Information supplied
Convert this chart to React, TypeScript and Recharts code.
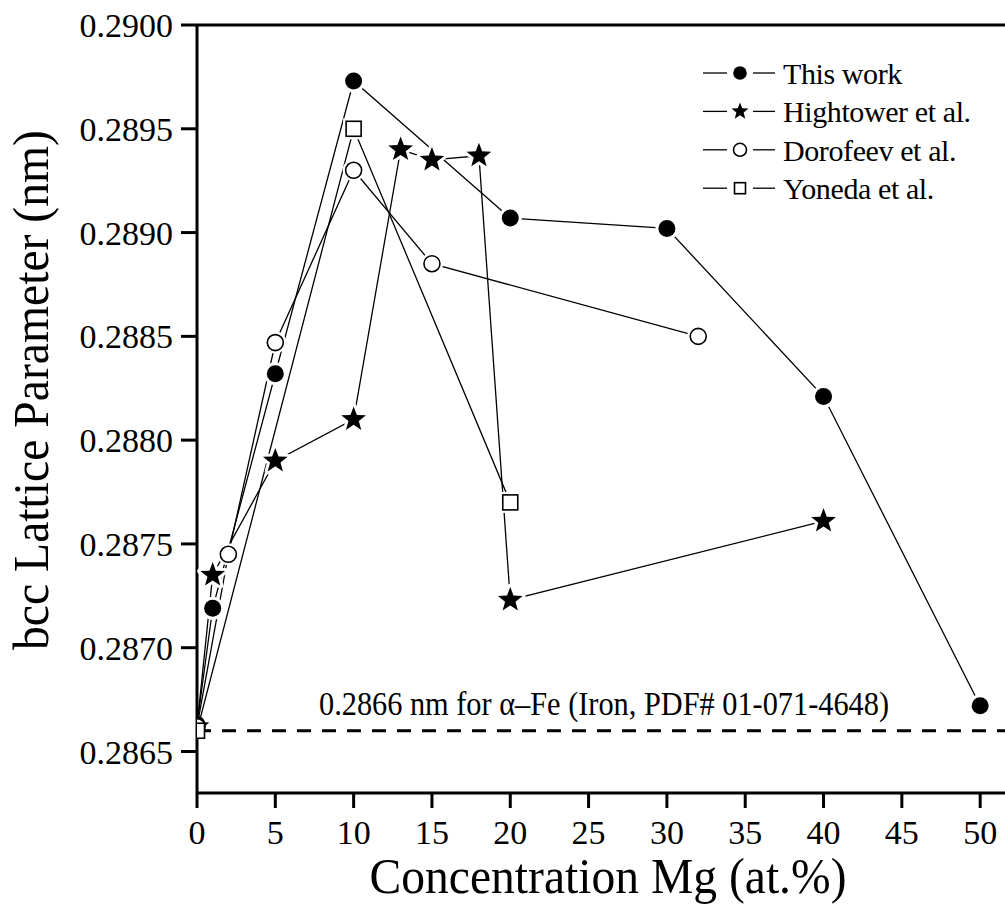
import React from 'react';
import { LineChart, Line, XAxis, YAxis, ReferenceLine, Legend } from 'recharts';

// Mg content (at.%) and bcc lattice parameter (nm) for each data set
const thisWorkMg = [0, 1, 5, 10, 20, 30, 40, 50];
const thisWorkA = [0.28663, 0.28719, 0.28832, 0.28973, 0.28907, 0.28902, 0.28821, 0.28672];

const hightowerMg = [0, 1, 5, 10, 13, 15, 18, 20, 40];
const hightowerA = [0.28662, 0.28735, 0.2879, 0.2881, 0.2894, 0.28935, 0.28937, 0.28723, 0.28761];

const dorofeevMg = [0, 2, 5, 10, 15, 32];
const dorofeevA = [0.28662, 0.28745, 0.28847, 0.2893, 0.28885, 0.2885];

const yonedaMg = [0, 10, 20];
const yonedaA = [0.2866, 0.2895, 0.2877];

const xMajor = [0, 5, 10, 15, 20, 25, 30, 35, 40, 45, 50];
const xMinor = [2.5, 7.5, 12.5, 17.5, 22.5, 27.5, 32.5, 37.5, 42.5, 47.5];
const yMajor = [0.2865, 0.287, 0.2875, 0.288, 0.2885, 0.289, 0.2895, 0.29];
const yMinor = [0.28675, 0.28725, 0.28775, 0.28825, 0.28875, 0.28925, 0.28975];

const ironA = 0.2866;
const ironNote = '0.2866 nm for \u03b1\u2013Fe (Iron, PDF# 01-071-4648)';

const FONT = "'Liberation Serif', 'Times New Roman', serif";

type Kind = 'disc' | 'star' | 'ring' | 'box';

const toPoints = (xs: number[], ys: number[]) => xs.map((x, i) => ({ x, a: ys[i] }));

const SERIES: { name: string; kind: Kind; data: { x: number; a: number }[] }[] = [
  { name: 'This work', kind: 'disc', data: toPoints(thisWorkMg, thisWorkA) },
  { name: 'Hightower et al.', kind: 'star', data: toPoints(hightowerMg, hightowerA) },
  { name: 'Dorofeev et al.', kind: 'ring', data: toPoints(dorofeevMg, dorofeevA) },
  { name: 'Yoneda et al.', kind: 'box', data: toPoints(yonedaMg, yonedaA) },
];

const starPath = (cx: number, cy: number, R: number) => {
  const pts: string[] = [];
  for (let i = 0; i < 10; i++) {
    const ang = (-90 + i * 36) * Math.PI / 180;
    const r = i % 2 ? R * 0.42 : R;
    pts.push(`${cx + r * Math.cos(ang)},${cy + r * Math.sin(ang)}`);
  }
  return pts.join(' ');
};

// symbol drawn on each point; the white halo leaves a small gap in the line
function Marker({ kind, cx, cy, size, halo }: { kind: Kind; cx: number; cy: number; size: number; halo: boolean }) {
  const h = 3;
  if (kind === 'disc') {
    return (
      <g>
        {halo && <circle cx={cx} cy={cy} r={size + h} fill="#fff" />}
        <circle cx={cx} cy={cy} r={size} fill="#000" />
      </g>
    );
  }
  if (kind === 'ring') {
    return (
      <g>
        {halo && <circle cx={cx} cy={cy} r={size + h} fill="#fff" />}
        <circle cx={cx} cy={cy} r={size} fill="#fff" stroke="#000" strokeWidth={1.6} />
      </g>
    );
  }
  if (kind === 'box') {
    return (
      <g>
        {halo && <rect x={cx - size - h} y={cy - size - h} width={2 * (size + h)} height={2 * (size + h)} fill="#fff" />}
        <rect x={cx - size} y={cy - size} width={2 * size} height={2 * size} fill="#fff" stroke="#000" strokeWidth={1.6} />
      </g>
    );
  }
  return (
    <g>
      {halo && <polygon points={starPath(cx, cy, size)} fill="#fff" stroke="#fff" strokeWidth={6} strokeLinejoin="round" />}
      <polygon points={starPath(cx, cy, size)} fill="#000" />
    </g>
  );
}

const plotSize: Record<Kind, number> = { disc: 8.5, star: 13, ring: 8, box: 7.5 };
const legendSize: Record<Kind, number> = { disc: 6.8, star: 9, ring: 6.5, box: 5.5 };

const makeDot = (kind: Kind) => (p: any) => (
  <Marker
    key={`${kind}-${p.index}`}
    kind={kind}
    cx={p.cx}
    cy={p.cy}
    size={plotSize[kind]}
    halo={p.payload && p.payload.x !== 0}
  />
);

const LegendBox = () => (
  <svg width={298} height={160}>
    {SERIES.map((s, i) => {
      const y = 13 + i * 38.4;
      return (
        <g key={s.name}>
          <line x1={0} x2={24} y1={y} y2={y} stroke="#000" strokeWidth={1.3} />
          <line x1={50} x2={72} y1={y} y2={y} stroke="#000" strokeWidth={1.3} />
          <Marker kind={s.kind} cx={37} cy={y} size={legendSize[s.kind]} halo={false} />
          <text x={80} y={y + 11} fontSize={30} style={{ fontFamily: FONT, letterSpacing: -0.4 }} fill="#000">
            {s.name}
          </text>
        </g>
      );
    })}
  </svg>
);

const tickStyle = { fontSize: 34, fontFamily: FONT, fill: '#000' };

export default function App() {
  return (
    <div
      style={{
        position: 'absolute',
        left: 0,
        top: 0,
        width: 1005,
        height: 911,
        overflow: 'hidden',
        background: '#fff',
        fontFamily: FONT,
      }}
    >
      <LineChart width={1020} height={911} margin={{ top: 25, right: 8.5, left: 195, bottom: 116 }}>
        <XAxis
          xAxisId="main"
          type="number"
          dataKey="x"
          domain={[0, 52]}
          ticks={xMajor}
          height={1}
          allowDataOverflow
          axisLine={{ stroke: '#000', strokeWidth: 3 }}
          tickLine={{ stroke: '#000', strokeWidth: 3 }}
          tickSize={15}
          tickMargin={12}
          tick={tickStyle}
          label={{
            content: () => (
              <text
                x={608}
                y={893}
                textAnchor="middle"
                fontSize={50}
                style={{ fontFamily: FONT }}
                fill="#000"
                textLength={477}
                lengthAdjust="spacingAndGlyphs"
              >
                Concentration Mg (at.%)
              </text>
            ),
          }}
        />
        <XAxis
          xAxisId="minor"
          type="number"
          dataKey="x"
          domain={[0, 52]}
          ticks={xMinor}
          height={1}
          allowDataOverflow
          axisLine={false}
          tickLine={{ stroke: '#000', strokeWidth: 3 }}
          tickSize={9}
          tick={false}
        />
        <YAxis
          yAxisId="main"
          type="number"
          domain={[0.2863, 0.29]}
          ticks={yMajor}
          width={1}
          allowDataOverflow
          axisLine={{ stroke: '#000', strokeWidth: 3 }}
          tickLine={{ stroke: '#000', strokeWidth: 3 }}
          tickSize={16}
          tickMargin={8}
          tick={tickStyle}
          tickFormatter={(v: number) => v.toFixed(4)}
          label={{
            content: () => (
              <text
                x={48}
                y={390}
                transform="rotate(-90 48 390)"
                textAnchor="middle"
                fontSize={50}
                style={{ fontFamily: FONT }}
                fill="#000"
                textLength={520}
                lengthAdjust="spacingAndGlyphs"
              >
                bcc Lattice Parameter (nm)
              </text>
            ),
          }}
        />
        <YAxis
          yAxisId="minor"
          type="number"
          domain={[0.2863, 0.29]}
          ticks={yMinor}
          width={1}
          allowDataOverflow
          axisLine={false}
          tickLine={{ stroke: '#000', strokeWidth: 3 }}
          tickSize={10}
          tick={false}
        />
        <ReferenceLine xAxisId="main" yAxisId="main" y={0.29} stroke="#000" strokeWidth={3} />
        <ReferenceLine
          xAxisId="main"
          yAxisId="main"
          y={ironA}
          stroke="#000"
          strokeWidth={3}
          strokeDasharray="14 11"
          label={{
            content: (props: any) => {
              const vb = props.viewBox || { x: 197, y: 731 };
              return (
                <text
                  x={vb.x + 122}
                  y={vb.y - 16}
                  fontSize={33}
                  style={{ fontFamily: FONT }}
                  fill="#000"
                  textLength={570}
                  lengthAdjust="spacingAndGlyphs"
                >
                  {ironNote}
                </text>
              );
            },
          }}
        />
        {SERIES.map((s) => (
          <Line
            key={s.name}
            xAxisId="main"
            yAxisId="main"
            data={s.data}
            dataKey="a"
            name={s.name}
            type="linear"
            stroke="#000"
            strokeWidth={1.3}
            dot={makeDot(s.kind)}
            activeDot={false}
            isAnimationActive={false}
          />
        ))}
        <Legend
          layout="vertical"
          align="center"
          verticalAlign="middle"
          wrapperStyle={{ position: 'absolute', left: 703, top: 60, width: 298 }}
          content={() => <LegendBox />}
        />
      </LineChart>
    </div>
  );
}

What is being asked
Pictures are excluded; extract exactly the lines from the start of the data through the line that holds "0.28937, 0.28723, 0.28761];", both ends included.

Written reply
Convert this chart to React, TypeScript and Recharts code.
import React from 'react';
import { LineChart, Line, XAxis, YAxis, ReferenceLine, Legend } from 'recharts';

// Mg content (at.%) and bcc lattice parameter (nm) for each data set
const thisWorkMg = [0, 1, 5, 10, 20, 30, 40, 50];
const thisWorkA = [0.28663, 0.28719, 0.28832, 0.28973, 0.28907, 0.28902, 0.28821, 0.28672];

const hightowerMg = [0, 1, 5, 10, 13, 15, 18, 20, 40];
const hightowerA = [0.28662, 0.28735, 0.2879, 0.2881, 0.2894, 0.28935, 0.28937, 0.28723, 0.28761];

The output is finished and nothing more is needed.